By John Stewart
@DTPaymentNews
Big markets like the United States and China have been boosting EMV chip card shipments for years, but now those two growth engines are sputtering.
Worldwide chip card shipments last year came in at just under 3 billion. At a slim 1%, that was were nearly flat growth from shipments in 2015, according to estimates released Thursday by ABI Research. This follows annual EMV-shipment increases of 20% to 35% between 2012 and 2015, the firm says.
One big factor in the nearly invisible growth last year is what ABI Research calls “overstocking” by issuers in the U.S. market following years of preparation for EMV and the October 2015 liability shift, which according to card-network rules moved responsibility for counterfeit card fraud from issuers to merchants if the merchants were unable to process EMV cards. As a result of this saturation, U.S. EMV shipments fell 19% in 2016, totaling 530 million units.
The situation also bodes ill, at least for the immediate future, for contactless EMV. Currently, most EMV cards in the U.S. market require users to insert the card into a chip reader and leave it there for several seconds while the device interacts with the chip. With their tap-and-go capability, contactless EMV cards would considerably speed up transactions. “Overstocking proved a major barrier in 2016, having an additional knock-on effect on contactless-issuance expectations as issuers first focus on depleting existing contact card stock,” says ABI Research in a news release about its EMV shipment results.
The firm predicts contactless EMV will not emerge in any significant way in the U.S. market until 2018. So far, Citigroup Inc.’s cobranded Visa card portfolio with Costco is the only major program to adopt contactless EMV, according to ABI.

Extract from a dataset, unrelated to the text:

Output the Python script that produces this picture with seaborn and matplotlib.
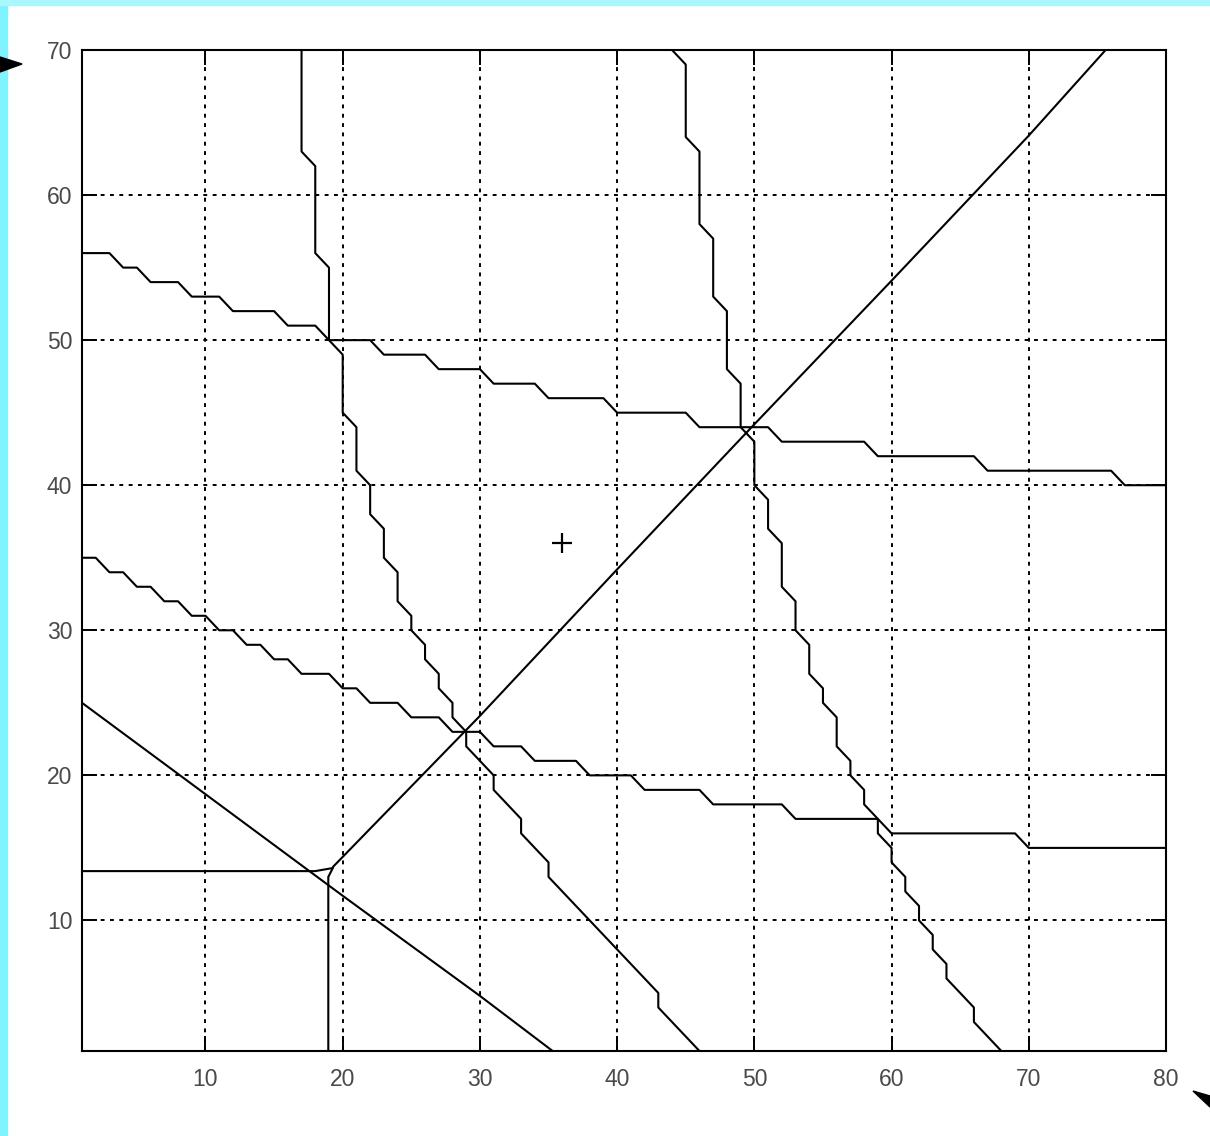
import pandas as pd
import seaborn as sns
import matplotlib.pyplot as plt
from matplotlib.patches import Polygon, Rectangle

# upper shallow staircase, y at x = 1..80
a_x = list(range(1, 81))
a_y = [56, 56, 56, 55, 55, 54, 54, 54, 53, 53, 53, 52, 52, 52, 52, 51, 51, 51, 50, 50,
       50, 50, 49, 49, 49, 49, 48, 48, 48, 48, 47, 47, 47, 47, 46, 46, 46, 46, 46, 45,
       45, 45, 45, 45, 45, 44, 44, 44, 44, 44, 44, 43, 43, 43, 43, 43, 43, 43, 42, 42,
       42, 42, 42, 42, 42, 42, 41, 41, 41, 41, 41, 41, 41, 41, 41, 41, 40, 40, 40, 40]

# lower shallow staircase, y at x = 1..80
d_x = list(range(1, 81))
d_y = [35, 35, 34, 34, 33, 33, 32, 32, 31, 31, 30, 30, 29, 29, 28, 28, 27, 27, 27, 26,
       26, 25, 25, 25, 24, 24, 24, 23, 23, 23, 22, 22, 22, 21, 21, 21, 21, 20, 20, 20,
       20, 19, 19, 19, 19, 19, 18, 18, 18, 18, 18, 18, 17, 17, 17, 17, 17, 17, 17, 16,
       16, 16, 16, 16, 16, 16, 16, 16, 16, 15, 15, 15, 15, 15, 15, 15, 15, 15, 15, 15]

# left steep staircase, x at y = 70..1
b_y = list(range(70, 0, -1))
b_x = [17, 17, 17, 17, 17, 17, 17, 17, 18, 18, 18, 18, 18, 18, 18, 19, 19, 19, 19, 19,
       19, 20, 20, 20, 20, 20, 21, 21, 21, 21, 22, 22, 22, 23, 23, 23, 24, 24, 24, 25,
       25, 26, 26, 27, 27, 28, 28, 29, 29, 30, 31, 31, 32, 33, 33, 34, 35, 35, 36, 37,
       38, 39, 40, 41, 42, 43, 43, 44, 45, 46]

# right steep staircase, x at y = 70..1
c_y = list(range(70, 0, -1))
c_x = [44, 45, 45, 45, 45, 45, 45, 46, 46, 46, 46, 46, 46, 47, 47, 47, 47, 47, 48, 48,
       48, 48, 48, 49, 49, 49, 49, 50, 50, 50, 50, 51, 51, 51, 52, 52, 52, 52, 53, 53,
       53, 54, 54, 54, 55, 55, 56, 56, 56, 57, 57, 58, 58, 59, 59, 60, 60, 61, 61, 62,
       62, 63, 63, 64, 64, 65, 66, 66, 67, 68]

# straight falling line
e_x = [1, 10, 20, 30, 35.3]
e_y = [25, 18.7, 11.7, 4.8, 1.0]

# rising diagonal
f_x = [19.3, 30, 40, 50, 60, 70, 75.6]
f_y = [13.7, 24.1, 34.2, 44.2, 54.1, 64.1, 70]

# horizontal and vertical pieces near (19, 13)
gh_x = [1, 18, 19.2]
gh_y = [13.4, 13.4, 13.6]
gv_x = [18.95, 18.95, 19.3]
gv_y = [1, 13.0, 13.65]

# the single marked point
pt_x = [36]
pt_y = [36]

x_ticks = [10, 20, 30, 40, 50, 60, 70, 80]
y_ticks = [10, 20, 30, 40, 50, 60, 70]

sns.set_style('ticks')
plt.rcParams['font.family'] = ['Liberation Sans', 'DejaVu Sans']

fig = plt.figure(figsize=(12.10, 11.36), dpi=100)
fig.patch.set_facecolor('white')
ax = fig.add_axes([82 / 1210, 1 - 1051 / 1136, (1166 - 82) / 1210, (1051 - 50) / 1136])

# dotted grid under everything
for gx in x_ticks[:-1]:
    ax.axvline(gx, color='black', lw=1.4, ls=(0, (2.0, 2.8)), zorder=1)
for gy in y_ticks[:-1]:
    ax.axhline(gy, color='black', lw=1.4, ls=(0, (2.0, 2.8)), zorder=1)

line_kw = dict(color='black', lw=1.5, sort=False, estimator=None, ax=ax, zorder=3)
sns.lineplot(x=a_x, y=a_y, **line_kw)
sns.lineplot(x=d_x, y=d_y, **line_kw)
sns.lineplot(x=b_x, y=b_y, **line_kw)
sns.lineplot(x=c_x, y=c_y, **line_kw)
sns.lineplot(x=e_x, y=e_y, **line_kw)
sns.lineplot(x=f_x, y=f_y, **line_kw)
sns.lineplot(x=gh_x, y=gh_y, **line_kw)
sns.lineplot(x=gv_x, y=gv_y, **line_kw)
sns.scatterplot(x=pt_x, y=pt_y, marker='+', s=200, color='black', linewidth=1.6,
                ax=ax, zorder=4)

ax.set_xlim(1, 80)
ax.set_ylim(1, 70)
ax.set_xticks(x_ticks)
ax.set_yticks(y_ticks)
ax.set_xlabel('')
ax.set_ylabel('')
ax.tick_params(direction='in', length=11, width=1.4, top=True, right=True,
               labelsize=16.5, labelcolor='#4a4a4a', color='black')
ax.tick_params(axis='x', pad=12)
ax.tick_params(axis='y', pad=7)
for sp in ax.spines.values():
    sp.set_visible(True)
    sp.set_color('black')
    sp.set_linewidth(1.5)

# cyan frame strips and the two black arrowheads
W, H = 1210, 1136
fig.patches.append(Rectangle((0, 0), 7 / W, 1, transform=fig.transFigure,
                             color='#7ff3ff', zorder=0))
fig.patches.append(Rectangle((0, 1 - 5 / H), 1, 5 / H, transform=fig.transFigure,
                             color='#a8f7ff', zorder=0))
arrow1 = [(0, 57), (22, 64), (0, 72)]
arrow2 = [(1193, 1091), (1210, 1096), (1210, 1107)]
for pts in (arrow1, arrow2):
    fig.patches.append(Polygon([(px / W, 1 - py / H) for px, py in pts],
                               closed=True, transform=fig.transFigure,
                               color='black', zorder=5))

fig.savefig('out.png', dpi=100)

Also contributing to slow growth worldwide is China, where EMV shipments fell 3.9% last year, ABI says. But India is a bright spot for chip card growth, thanks to efforts to boost digital-banking inclusion and a government initiative to take the 500- and 1,000-rupee notes out of circulation.
“Removal of the 500- and 1,000-rupee cash denominations directly led to a cash crisis, and as a direct result, increased demand for point-of-sale terminals and banking access,” says Phil Sealy, senior analyst at ABI Research, in a statement. “A country once so reliant on cash was put into an instant state of shock, but the subsequent reaction will prove a positive one for all involved in the digital-payments market.”
India, one of the last markets to shift to EMV, will now spark “valuable growth” in chip card shipments, Sealy forecasts.